• [DATA BLOCK]

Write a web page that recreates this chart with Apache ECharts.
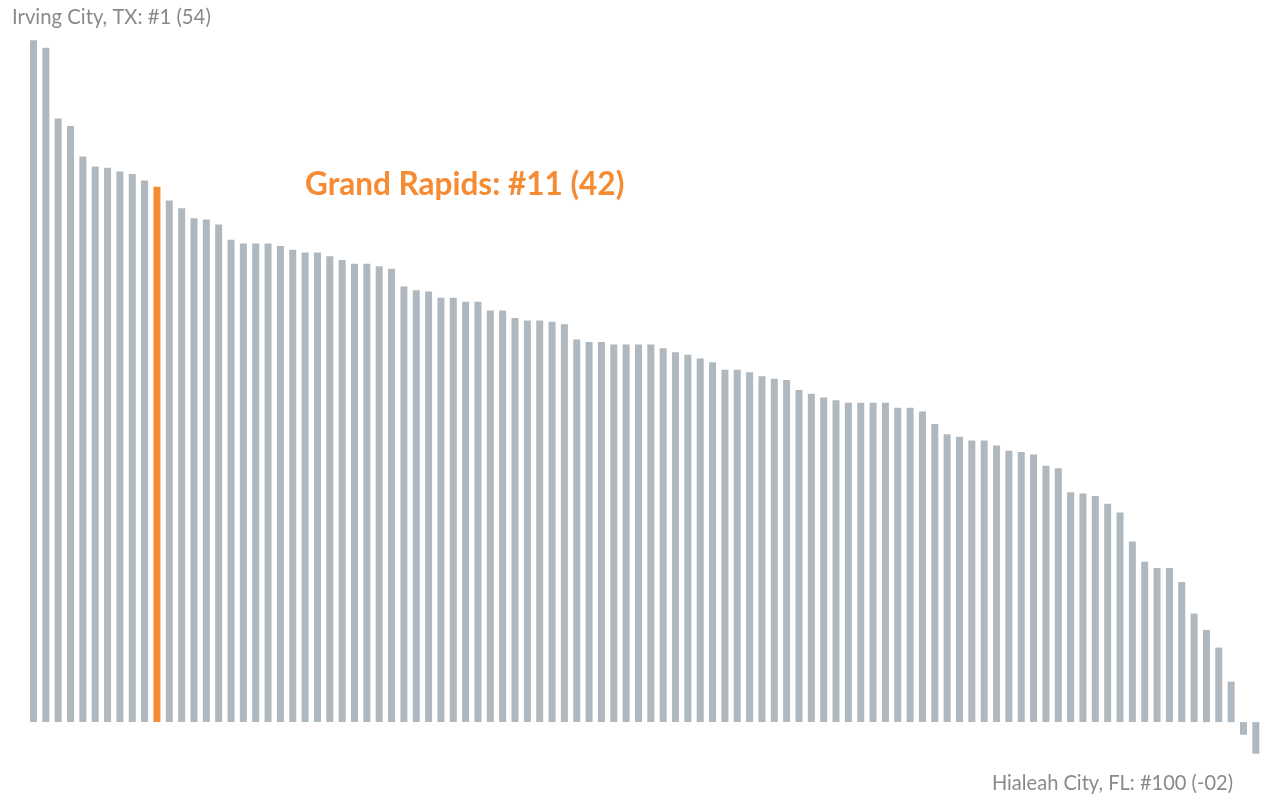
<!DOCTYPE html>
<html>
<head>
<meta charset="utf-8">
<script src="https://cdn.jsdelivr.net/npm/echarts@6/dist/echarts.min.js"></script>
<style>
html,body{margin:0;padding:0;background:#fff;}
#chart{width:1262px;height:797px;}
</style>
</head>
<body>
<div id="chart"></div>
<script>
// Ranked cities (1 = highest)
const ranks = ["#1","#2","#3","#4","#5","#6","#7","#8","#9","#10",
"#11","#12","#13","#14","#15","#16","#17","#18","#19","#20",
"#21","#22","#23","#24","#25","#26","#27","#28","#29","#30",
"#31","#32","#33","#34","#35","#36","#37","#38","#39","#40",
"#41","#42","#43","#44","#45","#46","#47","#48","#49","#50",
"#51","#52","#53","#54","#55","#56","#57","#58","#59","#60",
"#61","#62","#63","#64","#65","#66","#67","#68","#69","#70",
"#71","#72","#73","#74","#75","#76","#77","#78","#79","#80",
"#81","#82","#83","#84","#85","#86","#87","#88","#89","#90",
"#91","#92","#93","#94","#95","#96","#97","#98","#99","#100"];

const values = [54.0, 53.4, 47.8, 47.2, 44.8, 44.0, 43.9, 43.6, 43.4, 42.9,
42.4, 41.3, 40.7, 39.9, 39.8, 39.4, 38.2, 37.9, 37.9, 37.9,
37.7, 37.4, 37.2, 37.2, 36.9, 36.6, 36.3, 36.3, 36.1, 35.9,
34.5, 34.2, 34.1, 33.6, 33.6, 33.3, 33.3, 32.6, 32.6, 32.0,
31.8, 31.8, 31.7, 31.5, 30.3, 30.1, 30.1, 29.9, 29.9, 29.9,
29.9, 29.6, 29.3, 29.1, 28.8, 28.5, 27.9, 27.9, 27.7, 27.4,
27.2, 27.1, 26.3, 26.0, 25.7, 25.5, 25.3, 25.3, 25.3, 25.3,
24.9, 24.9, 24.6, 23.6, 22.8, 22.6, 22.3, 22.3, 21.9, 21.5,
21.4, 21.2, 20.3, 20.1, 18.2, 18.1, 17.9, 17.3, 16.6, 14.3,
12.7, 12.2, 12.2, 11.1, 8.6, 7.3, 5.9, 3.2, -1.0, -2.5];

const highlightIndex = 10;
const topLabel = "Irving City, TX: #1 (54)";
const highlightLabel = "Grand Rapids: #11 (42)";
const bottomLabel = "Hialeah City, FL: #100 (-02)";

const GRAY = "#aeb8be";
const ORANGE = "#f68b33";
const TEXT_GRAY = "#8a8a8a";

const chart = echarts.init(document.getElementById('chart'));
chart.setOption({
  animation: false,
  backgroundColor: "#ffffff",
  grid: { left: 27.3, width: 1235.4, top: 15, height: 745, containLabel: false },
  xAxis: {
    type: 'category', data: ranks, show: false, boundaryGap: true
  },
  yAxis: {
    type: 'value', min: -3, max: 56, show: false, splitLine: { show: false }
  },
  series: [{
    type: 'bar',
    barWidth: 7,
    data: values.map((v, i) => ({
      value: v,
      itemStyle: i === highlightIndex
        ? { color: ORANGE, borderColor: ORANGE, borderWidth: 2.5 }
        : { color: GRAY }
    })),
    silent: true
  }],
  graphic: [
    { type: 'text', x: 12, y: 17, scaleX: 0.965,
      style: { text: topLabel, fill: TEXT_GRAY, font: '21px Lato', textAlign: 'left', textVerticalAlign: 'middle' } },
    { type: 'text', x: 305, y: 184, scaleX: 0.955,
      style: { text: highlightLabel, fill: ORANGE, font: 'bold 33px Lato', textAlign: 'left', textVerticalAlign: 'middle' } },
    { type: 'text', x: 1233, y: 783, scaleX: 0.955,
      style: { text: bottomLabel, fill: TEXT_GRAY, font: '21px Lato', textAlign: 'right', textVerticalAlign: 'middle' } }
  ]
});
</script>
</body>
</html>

• [DIRECTIONS FOR THIS TASK] Set down the complete material exactly, but do not include the images.

• [SOLUTION BELOW]
Write a web page that recreates this chart with Apache ECharts.
<!DOCTYPE html>
<html>
<head>
<meta charset="utf-8">
<script src="https://cdn.jsdelivr.net/npm/echarts@6/dist/echarts.min.js"></script>
<style>
html,body{margin:0;padding:0;background:#fff;}
#chart{width:1262px;height:797px;}
</style>
</head>
<body>
<div id="chart"></div>
<script>
// Ranked cities (1 = highest)
const ranks = ["#1","#2","#3","#4","#5","#6","#7","#8","#9","#10",
"#11","#12","#13","#14","#15","#16","#17","#18","#19","#20",
"#21","#22","#23","#24","#25","#26","#27","#28","#29","#30",
"#31","#32","#33","#34","#35","#36","#37","#38","#39","#40",
"#41","#42","#43","#44","#45","#46","#47","#48","#49","#50",
"#51","#52","#53","#54","#55","#56","#57","#58","#59","#60",
"#61","#62","#63","#64","#65","#66","#67","#68","#69","#70",
"#71","#72","#73","#74","#75","#76","#77","#78","#79","#80",
"#81","#82","#83","#84","#85","#86","#87","#88","#89","#90",
"#91","#92","#93","#94","#95","#96","#97","#98","#99","#100"];

const values = [54.0, 53.4, 47.8, 47.2, 44.8, 44.0, 43.9, 43.6, 43.4, 42.9,
42.4, 41.3, 40.7, 39.9, 39.8, 39.4, 38.2, 37.9, 37.9, 37.9,
37.7, 37.4, 37.2, 37.2, 36.9, 36.6, 36.3, 36.3, 36.1, 35.9,
34.5, 34.2, 34.1, 33.6, 33.6, 33.3, 33.3, 32.6, 32.6, 32.0,
31.8, 31.8, 31.7, 31.5, 30.3, 30.1, 30.1, 29.9, 29.9, 29.9,
29.9, 29.6, 29.3, 29.1, 28.8, 28.5, 27.9, 27.9, 27.7, 27.4,
27.2, 27.1, 26.3, 26.0, 25.7, 25.5, 25.3, 25.3, 25.3, 25.3,
24.9, 24.9, 24.6, 23.6, 22.8, 22.6, 22.3, 22.3, 21.9, 21.5,
21.4, 21.2, 20.3, 20.1, 18.2, 18.1, 17.9, 17.3, 16.6, 14.3,
12.7, 12.2, 12.2, 11.1, 8.6, 7.3, 5.9, 3.2, -1.0, -2.5];

const highlightIndex = 10;
const topLabel = "Irving City, TX: #1 (54)";
const highlightLabel = "Grand Rapids: #11 (42)";
const bottomLabel = "Hialeah City, FL: #100 (-02)";

const GRAY = "#aeb8be";
const ORANGE = "#f68b33";
const TEXT_GRAY = "#8a8a8a";

const chart = echarts.init(document.getElementById('chart'));
chart.setOption({
  animation: false,
  backgroundColor: "#ffffff",
  grid: { left: 27.3, width: 1235.4, top: 15, height: 745, containLabel: false },
  xAxis: {
    type: 'category', data: ranks, show: false, boundaryGap: true
  },
  yAxis: {
    type: 'value', min: -3, max: 56, show: false, splitLine: { show: false }
  },
  series: [{
    type: 'bar',
    barWidth: 7,
    data: values.map((v, i) => ({
      value: v,
      itemStyle: i === highlightIndex
        ? { color: ORANGE, borderColor: ORANGE, borderWidth: 2.5 }
        : { color: GRAY }
    })),
    silent: true
  }],
  graphic: [
    { type: 'text', x: 12, y: 17, scaleX: 0.965,
      style: { text: topLabel, fill: TEXT_GRAY, font: '21px Lato', textAlign: 'left', textVerticalAlign: 'middle' } },
    { type: 'text', x: 305, y: 184, scaleX: 0.955,
      style: { text: highlightLabel, fill: ORANGE, font: 'bold 33px Lato', textAlign: 'left', textVerticalAlign: 'middle' } },
    { type: 'text', x: 1233, y: 783, scaleX: 0.955,
      style: { text: bottomLabel, fill: TEXT_GRAY, font: '21px Lato', textAlign: 'right', textVerticalAlign: 'middle' } }
  ]
});
</script>
</body>
</html>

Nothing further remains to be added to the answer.